» WHAT TO WORK ON:
From the very first line of the data to the line containing "const powerTicks = [0, 2, 4, 6, 8, 10, 12];", retype everything exactly, leaving the pictures behind.

» MATERIAL:
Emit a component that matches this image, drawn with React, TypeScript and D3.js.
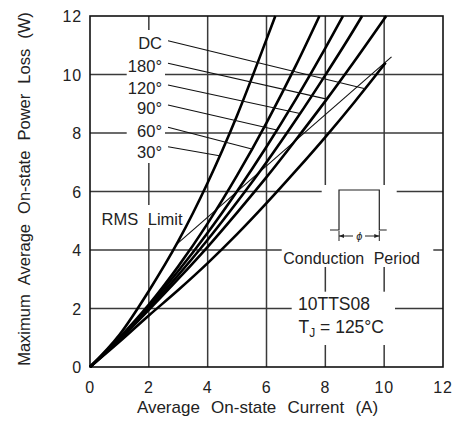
import { useEffect, useRef } from "react";
import * as d3 from "d3";

const currentTicks = [0, 2, 4, 6, 8, 10, 12];
const powerTicks = [0, 2, 4, 6, 8, 10, 12];

// average on-state current (A) -> max average power loss (W)
const curve30 = [[0, 0], [1, 1.1], [2, 2.6], [3, 4.3], [4, 6.3], [5, 8.6], [6, 11.2], [6.3, 12]];
const curve60 = [[0, 0], [1, 1.0], [2, 2.13], [3, 3.44], [4, 4.91], [5, 6.55], [6, 8.35], [7, 10.31], [7.8, 12]];
const curve90 = [[0, 0], [1, 0.97], [2, 2.08], [3, 3.28], [4, 4.59], [5, 6.01], [6, 7.53], [7, 9.16], [8, 10.9], [8.6, 12]];
const curve120 = [[0, 0], [1, 0.95], [2, 2.01], [3, 3.14], [4, 4.35], [5, 5.64], [6, 7.0], [7, 8.45], [8, 9.98], [9, 11.58], [9.25, 12]];
const curve180 = [[0, 0], [1, 0.93], [2, 1.95], [3, 3.01], [4, 4.11], [5, 5.28], [6, 6.49], [7, 7.77], [8, 9.09], [9, 10.47], [10.07, 12]];
const curveDC = [[0, 0], [1, 0.86], [2, 1.76], [3, 2.63], [4, 3.55], [5, 4.54], [6, 5.6], [7, 6.71], [8, 7.86], [9, 9.07], [10.05, 10.4]];

const rmsLimit = [[2.95, 4.2], [10.25, 10.6]];

const curveNames = ["DC", "180°", "120°", "90°", "60°", "30°"];
const curveSeries = [curveDC, curve180, curve120, curve90, curve60, curve30];
// current where each leader line touches its curve
const leaderAt = [9.35, 8.05, 7.14, 6.35, 5.5, 4.4];

const font = "'Liberation Sans', Arial, sans-serif";
const ink = "#222";

// linear read of a curve at current i
function powerAt(curve: number[][], i: number) {
  for (let k = 1; k < curve.length; k++) {
    if (i <= curve[k][0]) {
      const [x0, y0] = curve[k - 1];
      const [x1, y1] = curve[k];
      return y0 + ((i - x0) / (x1 - x0)) * (y1 - y0);
    }
  }
  return curve[curve.length - 1][1];
}

export default function App() {
  const ref = useRef<SVGSVGElement>(null);

  useEffect(() => {
    document.body.style.margin = "0";
    const width = 460;
    const height = 434;
    const margin = { top: 16, right: 17, bottom: 67, left: 90 };

    const svg = d3.select(ref.current).attr("width", width).attr("height", height);
    svg.selectAll("*").remove();

    const x = d3.scaleLinear().domain([0, 12]).range([margin.left, width - margin.right]);
    const y = d3.scaleLinear().domain([0, 12]).range([height - margin.bottom, margin.top]);

    svg.append("rect").attr("width", width).attr("height", height).attr("fill", "#fff");

    // grid
    const grid = svg.append("g").attr("stroke", "#3a3a3a").attr("stroke-width", 1.5);
    grid
      .selectAll("line.v")
      .data(currentTicks.slice(1, -1))
      .enter()
      .append("line")
      .attr("x1", (d) => x(d))
      .attr("x2", (d) => x(d))
      .attr("y1", y(0))
      .attr("y2", y(12));
    grid
      .selectAll("line.h")
      .data(powerTicks.slice(1, -1))
      .enter()
      .append("line")
      .attr("y1", (d) => y(d))
      .attr("y2", (d) => y(d))
      .attr("x1", x(0))
      .attr("x2", x(12));

    // white patches behind the annotations
    const patches = [
      [126.7, 30, 38.3, 133],
      [100, 205, 90, 23],
      [321.7, 185, 75, 56],
      [281.7, 240, 151.6, 27],
      [291.7, 291.7, 103.3, 53.3],
    ];
    svg
      .selectAll("rect.patch")
      .data(patches)
      .enter()
      .append("rect")
      .attr("x", (d) => d[0])
      .attr("y", (d) => d[1])
      .attr("width", (d) => d[2])
      .attr("height", (d) => d[3])
      .attr("fill", "#fff");

    // frame
    svg
      .append("rect")
      .attr("x", x(0))
      .attr("y", y(12))
      .attr("width", x(12) - x(0))
      .attr("height", y(0) - y(12))
      .attr("fill", "none")
      .attr("stroke", "#111")
      .attr("stroke-width", 1.6);

    // tick labels
    svg
      .selectAll("text.xt")
      .data(currentTicks)
      .enter()
      .append("text")
      .attr("x", (d) => x(d))
      .attr("y", y(0) + 25.5)
      .attr("text-anchor", "middle")
      .attr("font-family", font)
      .attr("font-size", 16)
      .attr("letter-spacing", 0.8)
      .attr("fill", ink)
      .text((d) => d);
    svg
      .selectAll("text.yt")
      .data(powerTicks)
      .enter()
      .append("text")
      .attr("x", 82)
      .attr("y", (d) => y(d) + 6)
      .attr("text-anchor", "end")
      .attr("font-family", font)
      .attr("font-size", 16)
      .attr("letter-spacing", 0.8)
      .attr("fill", ink)
      .text((d) => d);

    // axis titles
    svg
      .append("text")
      .attr("x", 257.5)
      .attr("y", 413)
      .attr("text-anchor", "middle")
      .attr("font-family", font)
      .attr("font-size", 17)
      .attr("word-spacing", 6.5)
      .attr("fill", ink)
      .text("Average On-state Current (A)");
    svg
      .append("text")
      .attr("transform", "rotate(-90)")
      .attr("x", -189)
      .attr("y", 30)
      .attr("text-anchor", "middle")
      .attr("font-family", font)
      .attr("font-size", 16.5)
      .attr("word-spacing", 5.5)
      .attr("fill", ink)
      .text("Maximum Average On-state Power Loss (W)");

    // RMS limit
    const line = d3
      .line<number[]>()
      .x((d) => x(d[0]))
      .y((d) => y(d[1]));
    svg
      .append("path")
      .datum(rmsLimit)
      .attr("fill", "none")
      .attr("stroke", "#111")
      .attr("stroke-width", 1.1)
      .attr("d", line);

    // loss curves
    const smooth = d3
      .line<number[]>()
      .curve(d3.curveMonotoneX)
      .x((d) => x(d[0]))
      .y((d) => y(d[1]));
    svg
      .selectAll("path.curve")
      .data(curveSeries)
      .enter()
      .append("path")
      .attr("fill", "none")
      .attr("stroke", "#000")
      .attr("stroke-width", 2.6)
      .attr("stroke-linejoin", "round")
      .attr("d", smooth);

    // curve labels and leaders
    const labelBase = [49, 71.5, 93.8, 114.3, 137.3, 158.3];
    const leaderStart = [40.7, 63.3, 85, 105, 127.3, 146.7];
    curveNames.forEach((name, i) => {
      svg
        .append("text")
        .attr("x", 162)
        .attr("y", labelBase[i])
        .attr("text-anchor", "end")
        .attr("font-family", font)
        .attr("font-size", 16.5)
        .attr("fill", ink)
        .text(name);
      svg
        .append("line")
        .attr("x1", 168)
        .attr("y1", leaderStart[i])
        .attr("x2", x(leaderAt[i]))
        .attr("y2", y(powerAt(curveSeries[i], leaderAt[i])))
        .attr("stroke", "#111")
        .attr("stroke-width", 1.1);
    });

    svg
      .append("text")
      .attr("x", 101.5)
      .attr("y", 224.5)
      .attr("font-family", font)
      .attr("font-size", 16.5)
      .attr("word-spacing", 5)
      .attr("fill", ink)
      .text("RMS Limit");

    // conduction period inset
    const inset = svg.append("g").attr("transform", "translate(330,190)");
    inset
      .append("path")
      .attr("d", "M0,40H9V0H49.3V40H56.7")
      .attr("fill", "none")
      .attr("stroke", ink)
      .attr("stroke-width", 1.2);
    inset
      .append("path")
      .attr("d", "M9,41V51M49.3,41V51M9,46H23M35,46H49.3")
      .attr("fill", "none")
      .attr("stroke", ink)
      .attr("stroke-width", 1);
    inset
      .append("path")
      .attr("d", "M9,46l5,-2v4zM49.3,46l-5,-2v4z")
      .attr("fill", ink);
    inset
      .append("text")
      .attr("x", 29.2)
      .attr("y", 50)
      .attr("text-anchor", "middle")
      .attr("font-family", font)
      .attr("font-style", "italic")
      .attr("font-size", 11)
      .attr("fill", ink)
      .text("ϕ");

    svg
      .append("text")
      .attr("x", 283.3)
      .attr("y", 263.5)
      .attr("font-family", font)
      .attr("font-size", 16)
      .attr("word-spacing", 5)
      .attr("fill", ink)
      .text("Conduction Period");

    svg
      .append("text")
      .attr("x", 298)
      .attr("y", 310)
      .attr("font-family", font)
      .attr("font-size", 17.5)
      .attr("fill", ink)
      .text("10TTS08");

    const tj = svg
      .append("text")
      .attr("x", 298.5)
      .attr("y", 333.3)
      .attr("font-family", font)
      .attr("font-size", 17.5)
      .attr("fill", ink);
    tj.append("tspan").text("T");
    tj.append("tspan").attr("font-size", 12).attr("dy", 4).text("J");
    tj.append("tspan").attr("dy", -4).text(" = 125°C");
  }, []);

  return <svg ref={ref} style={{ display: "block" }} />;
}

» SOLUTION TO THIS EXERCISE:
Emit a component that matches this image, drawn with React, TypeScript and D3.js.
import { useEffect, useRef } from "react";
import * as d3 from "d3";

const currentTicks = [0, 2, 4, 6, 8, 10, 12];
const powerTicks = [0, 2, 4, 6, 8, 10, 12];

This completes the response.